▶ **DATA SECTION**:
++++

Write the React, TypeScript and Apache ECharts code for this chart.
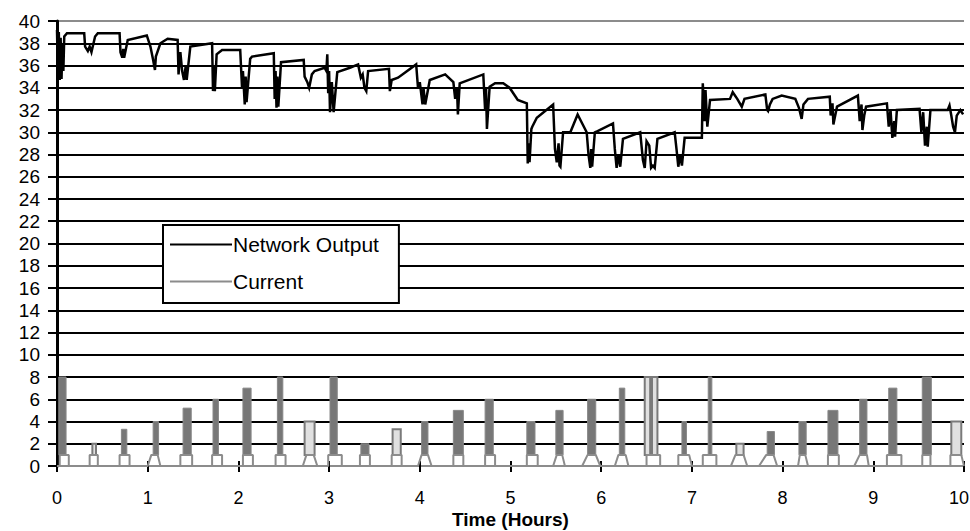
import React, { useEffect, useRef } from "react";
import * as echarts from "echarts";

// Network Output: [time (h), value]
const networkOutput: number[][] = [
  [0, 39.2], [0.01, 35.0], [0.02, 39.0], [0.03, 34.7], [0.04, 38.5], [0.05, 34.8], [0.06, 38.0], [0.07, 35.5], [0.08, 38.6], [0.11, 38.9],
  [0.30, 38.9], [0.31, 37.7], [0.34, 37.3], [0.36, 37.7], [0.38, 37.2], [0.42, 38.6], [0.45, 38.9], [0.69, 38.9], [0.70, 37.2], [0.72, 36.7],
  [0.73, 37.5], [0.74, 36.7], [0.78, 38.3], [0.99, 38.7], [1.03, 37.7], [1.06, 36.5], [1.08, 35.6], [1.09, 36.8], [1.14, 38.0], [1.22, 38.4],
  [1.33, 38.3], [1.34, 35.2], [1.36, 37.2], [1.38, 35.5], [1.40, 34.7], [1.42, 36.0], [1.43, 34.7], [1.47, 37.7], [1.71, 38.0], [1.72, 33.7],
  [1.73, 36.0], [1.74, 33.7], [1.76, 37.0], [1.82, 37.4], [2.02, 37.4], [2.04, 34.0], [2.05, 35.5], [2.07, 32.5], [2.08, 35.0], [2.09, 32.7],
  [2.13, 36.6], [2.15, 36.8], [2.39, 37.1], [2.40, 33.0], [2.41, 35.5], [2.42, 32.2], [2.43, 35.0], [2.44, 32.3], [2.47, 36.3], [2.72, 36.5],
  [2.73, 35.0], [2.76, 34.5], [2.78, 34.0], [2.81, 35.2], [2.84, 35.5], [2.95, 35.8], [2.97, 35.5], [2.98, 37.0], [2.99, 33.5], [3.00, 35.5],
  [3.01, 31.8], [3.03, 34.5], [3.05, 31.8], [3.09, 35.4], [3.23, 35.8], [3.32, 36.1], [3.35, 34.9], [3.37, 35.2], [3.39, 34.0], [3.41, 33.7],
  [3.43, 35.5], [3.66, 35.7], [3.67, 33.7], [3.69, 34.7], [3.76, 34.9], [3.96, 36.1], [3.98, 34.0], [4.00, 34.5], [4.03, 32.5], [4.04, 34.0],
  [4.06, 32.5], [4.11, 34.7], [4.28, 35.2], [4.37, 34.5], [4.39, 33.0], [4.41, 34.0], [4.42, 31.6], [4.44, 34.4], [4.70, 35.2], [4.72, 32.0],
  [4.73, 34.0], [4.74, 30.3], [4.77, 34.1], [4.83, 34.4], [4.92, 34.4], [4.99, 34.0], [5.08, 32.9], [5.18, 32.6], [5.19, 27.2], [5.20, 29.0],
  [5.21, 27.3], [5.23, 30.3], [5.24, 30.5], [5.29, 31.3], [5.47, 32.5], [5.49, 28.5], [5.51, 27.3], [5.53, 29.0], [5.54, 27.0], [5.55, 26.9],
  [5.58, 30.0], [5.66, 30.0], [5.74, 31.6], [5.84, 30.0], [5.86, 28.0], [5.88, 26.8], [5.89, 28.5], [5.90, 26.9], [5.93, 30.0], [5.96, 30.1],
  [6.13, 30.8], [6.15, 28.5], [6.17, 26.8], [6.19, 28.0], [6.21, 26.9], [6.24, 29.4], [6.43, 30.0], [6.46, 27.5], [6.48, 26.8], [6.50, 29.2],
  [6.53, 28.8], [6.55, 26.8], [6.57, 27.0], [6.59, 26.8], [6.62, 29.4], [6.81, 30.0], [6.83, 28.5], [6.85, 26.9], [6.87, 28.0], [6.89, 27.0],
  [6.92, 29.5], [7.11, 29.5], [7.12, 34.4], [7.14, 31.0], [7.15, 33.8], [7.17, 30.5], [7.20, 32.9], [7.42, 33.0], [7.45, 33.6], [7.50, 33.0],
  [7.55, 32.3], [7.58, 33.0], [7.81, 33.4], [7.83, 32.0], [7.84, 31.9], [7.86, 32.5], [7.89, 33.0], [7.99, 33.3], [8.14, 33.0], [8.18, 32.2],
  [8.21, 31.2], [8.23, 32.5], [8.28, 33.0], [8.52, 33.2], [8.53, 31.5], [8.55, 32.6], [8.56, 30.7], [8.58, 31.5], [8.60, 32.3], [8.83, 33.3],
  [8.85, 31.0], [8.87, 32.5], [8.88, 30.2], [8.90, 31.5], [8.92, 32.3], [9.15, 32.6], [9.17, 30.5], [9.19, 32.0], [9.21, 29.5], [9.23, 31.0],
  [9.24, 29.6], [9.26, 32.0], [9.51, 32.1], [9.53, 30.0], [9.55, 31.8], [9.57, 28.8], [9.59, 30.5], [9.60, 28.7], [9.63, 32.0], [9.82, 32.0],
  [9.84, 32.4], [9.86, 31.5], [9.88, 30.5], [9.90, 30.0], [9.92, 31.5], [9.96, 32.0], [9.99, 31.6],
];

// Current: base pulse outline (time points) and level
const currentBaseStart = [0.03, 0.36, 0.69, 1.00, 1.36, 1.71, 2.05, 2.41, 2.71, 2.99, 3.34, 3.69, 3.98, 4.37, 4.72, 5.18, 5.47, 5.79, 6.15, 6.50, 6.85, 7.12, 7.43, 7.74, 8.17, 8.50, 8.79, 9.15, 9.54, 9.85];
const currentTopStart = [0.03, 0.36, 0.69, 1.04, 1.36, 1.71, 2.05, 2.41, 2.75, 2.99, 3.34, 3.69, 4.02, 4.37, 4.72, 5.18, 5.51, 5.85, 6.19, 6.50, 6.85, 7.12, 7.48, 7.82, 8.19, 8.50, 8.85, 9.15, 9.54, 9.85];
const currentTopEnd = [0.13, 0.45, 0.80, 1.11, 1.49, 1.82, 2.16, 2.52, 2.83, 3.14, 3.45, 3.80, 4.09, 4.48, 4.83, 5.30, 5.57, 5.94, 6.27, 6.65, 6.97, 7.27, 7.57, 7.90, 8.25, 8.62, 8.93, 9.31, 9.63, 9.97];
const currentBaseEnd = [0.13, 0.45, 0.80, 1.14, 1.49, 1.82, 2.16, 2.52, 2.87, 3.14, 3.45, 3.80, 4.13, 4.48, 4.83, 5.30, 5.60, 5.99, 6.30, 6.65, 7.00, 7.27, 7.61, 7.94, 8.28, 8.62, 8.95, 9.31, 9.63, 10.0];
const currentBaseLevel = 1.0;

// Current: tall pulse bars
const currentBarStart = [0.02, 0.39, 0.71, 1.06, 1.39, 1.72, 2.05, 2.43, 2.73, 3.01, 3.35, 3.70, 4.02, 4.37, 4.72, 5.18, 5.50, 5.85, 6.20, 6.48, 6.56, 6.89, 7.18, 7.49, 7.83, 8.18, 8.50, 8.85, 9.17, 9.54, 9.86];
const currentBarEnd = [0.10, 0.43, 0.77, 1.12, 1.48, 1.78, 2.14, 2.49, 2.84, 3.09, 3.44, 3.79, 4.09, 4.48, 4.81, 5.27, 5.58, 5.94, 6.26, 6.54, 6.62, 6.94, 7.22, 7.57, 7.91, 8.26, 8.61, 8.93, 9.26, 9.64, 9.97];
const currentBarPeak = [8, 2, 3.3, 4, 5.2, 6, 7, 8, 4, 8, 2, 3.3, 4, 5, 6, 4, 5, 6, 7, 8, 8, 4, 8, 2, 3.1, 4, 5, 6, 7, 8, 4];
const currentBarHollow = [0, 1, 0, 0, 0, 0, 0, 0, 1, 0, 0, 1, 0, 0, 0, 0, 0, 0, 0, 1, 1, 0, 0, 1, 0, 0, 0, 0, 0, 0, 1];

const FONT = "'Liberation Sans', Arial, sans-serif";

export default function App() {
  const ref = useRef<HTMLDivElement>(null);

  useEffect(() => {
    if (!ref.current) return;
    const chart = echarts.init(ref.current, null, { renderer: "svg" });

    const currentLine: number[][] = [[0, 0]];
    for (let i = 0; i < currentBaseStart.length; i++) {
      currentLine.push([currentBaseStart[i], 0]);
      currentLine.push([currentTopStart[i], currentBaseLevel]);
      currentLine.push([currentTopEnd[i], currentBaseLevel]);
      currentLine.push([currentBaseEnd[i], 0]);
    }
    currentLine.push([10, 0]);

    const barData = currentBarStart.map((s, i) => [s, currentBarEnd[i], currentBarPeak[i], currentBarHollow[i]]);

    const gridColors: string[] = [];
    for (let v = 0; v <= 40; v += 2) gridColors.push(v === 0 || v === 40 ? "#8c8c8c" : "#000");

    chart.setOption({
      animation: false,
      backgroundColor: "#fff",
      grid: { left: 57, right: 6, top: 21, bottom: 65, outerBoundsMode: "none", containLabel: false },
      legend: {
        data: [
          { name: "Network Output", icon: "rect" },
          { name: "Current", icon: "rect" },
        ],
        orient: "vertical",
        left: 163,
        top: 225,
        itemWidth: 62,
        itemHeight: 2,
        itemGap: 16,
        padding: [9, 20, 11, 7],
        backgroundColor: "#fff",
        borderColor: "#000",
        borderWidth: 2,
        textStyle: { fontFamily: FONT, fontSize: 21, color: "#000", padding: [0, 0, 0, -4] },
        selectedMode: false,
      },
      xAxis: [
        {
          type: "value",
          min: 0,
          max: 10,
          interval: 1,
          name: "Time (Hours)",
          nameLocation: "middle",
          nameGap: 44,
          nameMoveOverlap: false,
          nameTextStyle: { fontFamily: FONT, fontSize: 19, lineHeight: 19, fontWeight: "bold", color: "#000" },
          axisLine: { show: false },
          axisTick: { show: true, length: 6, lineStyle: { color: "#000", width: 2 } },
          axisLabel: {
            fontFamily: FONT,
            fontSize: 18,
            color: "#000",
            margin: 23,
            formatter: (v: number) => (v === 10 ? "{e|10}" : String(v)),
            rich: { e: { fontFamily: FONT, fontSize: 18, color: "#000", padding: [0, 10, 0, 0] } },
          },
          splitLine: { show: false },
        },
        {
          type: "value",
          min: 0,
          max: 10,
          interval: 1,
          position: "bottom",
          axisLine: { show: false },
          axisTick: { show: true, inside: true, length: 5, lineStyle: { color: "#000", width: 2 } },
          axisLabel: { show: false },
          splitLine: { show: false },
        },
      ],
      yAxis: {
        type: "value",
        min: 0,
        max: 40,
        interval: 2,
        axisLine: { show: true, lineStyle: { color: "#000", width: 3 } },
        axisTick: { show: true, length: 9, lineStyle: { color: "#000", width: 2 } },
        axisLabel: { fontFamily: FONT, fontSize: 19, color: "#000", margin: 17 },
        splitLine: { show: true, showMinLine: true, showMaxLine: true, lineStyle: { color: gridColors, width: 2 } },
      },
      series: [
        {
          name: "Current bars",
          type: "custom",
          xAxisIndex: 0,
          encode: { x: [0, 1], y: 2 },
          data: barData,
          z: 3,
          renderItem: (params: any, api: any) => {
            const p0 = api.coord([api.value(0), currentBaseLevel]);
            const p1 = api.coord([api.value(1), api.value(2)]);
            const hollow = api.value(3) === 1;
            return {
              type: "rect",
              shape: { x: p0[0], y: p1[1], width: Math.max(p1[0] - p0[0], 2), height: p0[1] - p1[1] },
              style: hollow
                ? { fill: "#e0e0e0", stroke: "#7a7a7a", lineWidth: 2 }
                : { fill: "#777777", stroke: "#888888", lineWidth: 1 },
            };
          },
        },
        {
          name: "Current",
          type: "line",
          xAxisIndex: 0,
          data: currentLine,
          symbol: "none",
          z: 4,
          color: "#8c8c8c",
          lineStyle: { color: "#8c8c8c", width: 2 },
        },
        {
          name: "Network Output",
          type: "line",
          xAxisIndex: 0,
          data: networkOutput,
          symbol: "none",
          z: 5,
          color: "#000",
          lineStyle: { color: "#000", width: 2.5, join: "miter" },
        },
      ],
    });

    return () => chart.dispose();
  }, []);

  return (
    <div
      ref={ref}
      style={{ position: "fixed", left: 0, top: 0, width: 970, height: 531, background: "#fff" }}
    />
  );
}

++++

▶ **WHAT TO PRODUCE**: Repeat the lines above, starting at the first and stopping after the line that holds "import * as", with the pictures left out.

▶ **EXERCISE SOLUTION**:
Write the React, TypeScript and Apache ECharts code for this chart.
import React, { useEffect, useRef } from "react";
import * as echarts from "echarts";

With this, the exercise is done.